Americans had a hard time getting a fill of substantive news last week. Politics created a media din as swift boat veterans threw dirt on John Kerry's war record in TV ads, President Bush denounced all such ads but didn't seem to notice the muddy footprints leading to his campaign headquarters, and Kerry didn't seem to notice the ads by independent groups supporting him that said not-so-flattering things about Bush.
Fortunately, you have the pages of this week's Modern Healthcare to tell you that much happened on the access-to-healthcare front while the politicians bickered and the pundits yelled at each other.
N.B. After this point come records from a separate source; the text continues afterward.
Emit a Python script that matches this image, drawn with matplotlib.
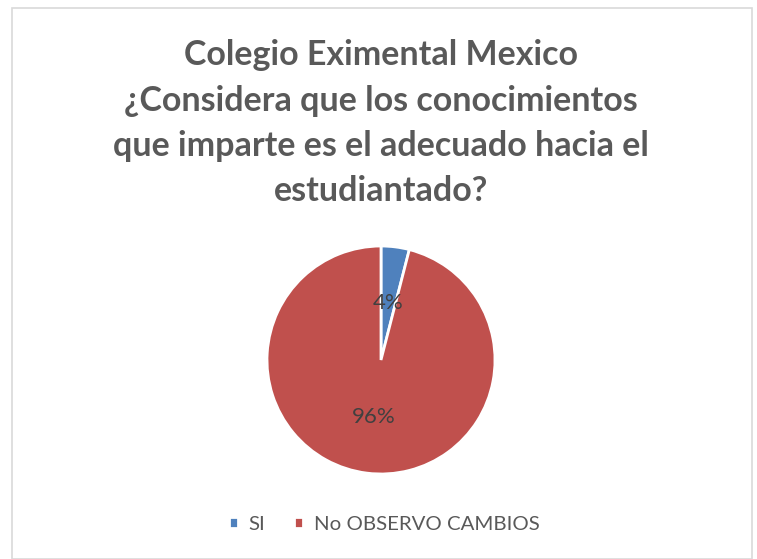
import matplotlib.pyplot as plt
from matplotlib.patches import Rectangle

# Datos
categorias = ['SI', 'No OBSERVO CAMBIOS']
valores = [4, 96]
colores = ['#4F81BD', '#C0504D']
titulo = ['Colegio Eximental Mexico',
          '¿Considera que los conocimientos',
          'que imparte es el adecuado hacia el',
          'estudiantado?']

W, H = 757, 559
fig = plt.figure(figsize=(W / 100, H / 100), dpi=100)
fig.patch.set_facecolor('white')

# marco del grafico
fig.patches.append(Rectangle((12 / W, 0 / H), 740 / W, 551 / H, transform=fig.transFigure,
                             fill=False, edgecolor='#D9D9D9', linewidth=1.2))

# titulo, linea por linea
ys = [55, 101, 146, 191]
for txt, y in zip(titulo, ys):
    fig.text(381 / W, 1 - y / H, txt, ha='center', va='center', fontsize=24.5,
             fontweight='bold', color='#595959', family='Lato')

# pastel
cx, cy, r = 381, 360, 114
ax = fig.add_axes([(cx - r) / W, (H - cy - r) / H, 2 * r / W, 2 * r / H])
wedges, textos, autotextos = ax.pie(valores, colors=colores, startangle=90, counterclock=False,
                                    autopct='%1.0f%%', pctdistance=0.5,
                                    wedgeprops=dict(edgecolor='white', linewidth=2))
for t in autotextos:
    t.set_color('#404040')
    t.set_fontsize(16)
    t.set_family('Lato')
ax.set_xlim(-1, 1)
ax.set_ylim(-1, 1)
ax.set_aspect('equal')
ax.axis('off')

# leyenda
fig.legend(wedges, categorias, loc='center', bbox_to_anchor=(384 / W, 1 - 524 / H), ncol=2,
           frameon=False, handlelength=0.45, handleheight=0.45, columnspacing=1.45, handletextpad=0.5,
           prop={'family': 'Lato', 'size': 14.7}, labelcolor='#595959')

fig.savefig('out.png', dpi=100)
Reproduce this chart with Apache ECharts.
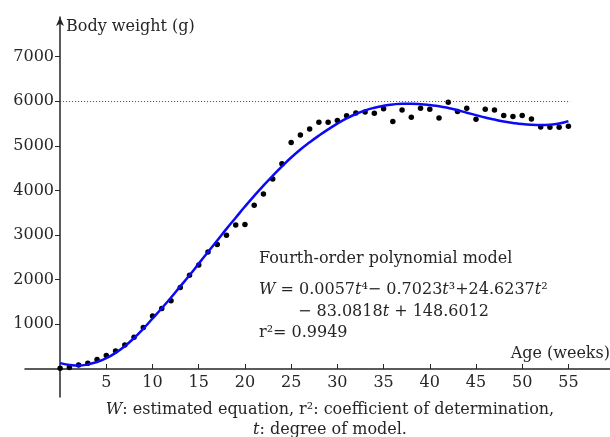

Unfortunately, most of this news was bad as well.
Oh, there were some attempts at improving things. Maine began setting up its program to provide coverage to the uninsured. And the California Legislature tried to do something for patients by requiring hospitals to offer discounts to the uninsured, although some observers say Gov. Arnold Schwarzenegger might veto it.
But mostly, the news was downbeat. States planned to make cuts in Medicaid. The Census Bureau reported that the ranks of Americans without health insurance increased by 1.4 million last year to a total of 45 million
It's an election year, and politics surrounded this announcement, too. Democrats charged that the earlier-than-normal release of the numbers was designed to put as much distance as possible between bad news and Election Day. The administration said it wanted to release poverty numbers and uninsured statistics at one time, instead of separately. And it touted the fact that 243.3 million people had insurance, an increase of 1 million since 2003.
There were significant kernels of information in both the poverty and insurance numbers. The percentage of people covered by employer insurance fell to 60.4%, or 174 million, from 61.3%, or 175.3 million, in 2002. The increase of 1.3 million people in poverty bolsters the view that job loss is causing more people to lose insurance as the employer-based coverage system strains under a variety of economic pressures.
Neither Bush nor Kerry has offered a truly comprehensive plan to overhaul the health insurance system and deal with the economic realities of the 21st century. As the Washington Post reported last week, Bush's plan of tax credits, increased Medicaid and children's insurance, and small-business insurance pools does not seem likely to meet his target of covering 10 million people. Kerry says his agenda, which includes Medicaid expansion and a kind of medical bill reinsurance, would cover 27 million people. That is based on assumptions such as a rollback of tax breaks and savings that may never come to pass. Both men are pushing a timid form of incrementalism to solve what many believe is a macro problem. That's understandable since physicians, insurers, hospitals, pharmaceutical companies, lawyers and other special interest groups have banded together in an accidental coalition of the unwilling. They won't sacrifice a penny or a sliver of power for the greater good of the country.
Well, if we can't do anything big, here are two modest proposals. First, take the $500 billion the government was going to spend on a Medicare prescription-drug benefit and use it to finance more Medicaid coverage and community health centers. That money was earmarked in large part for giveaways to insurers, drug outfits and providers. The Medicare benefit never addressed the central problem in healthcare-the uninsured-because politicians don't have the stomach for that battle.
Second, impose a 10% tax on election-oriented ads, whether by candidates or independent groups. (Let the legal eagles iron out the First Amendment issues.) Experts say some $1.5 billion will be spent on advertising this year for control of Congress and the White House. Take that revenue and create additional small programs to cover more people.
It's only fair that the ads that are making Americans sick should be used to help us all get well.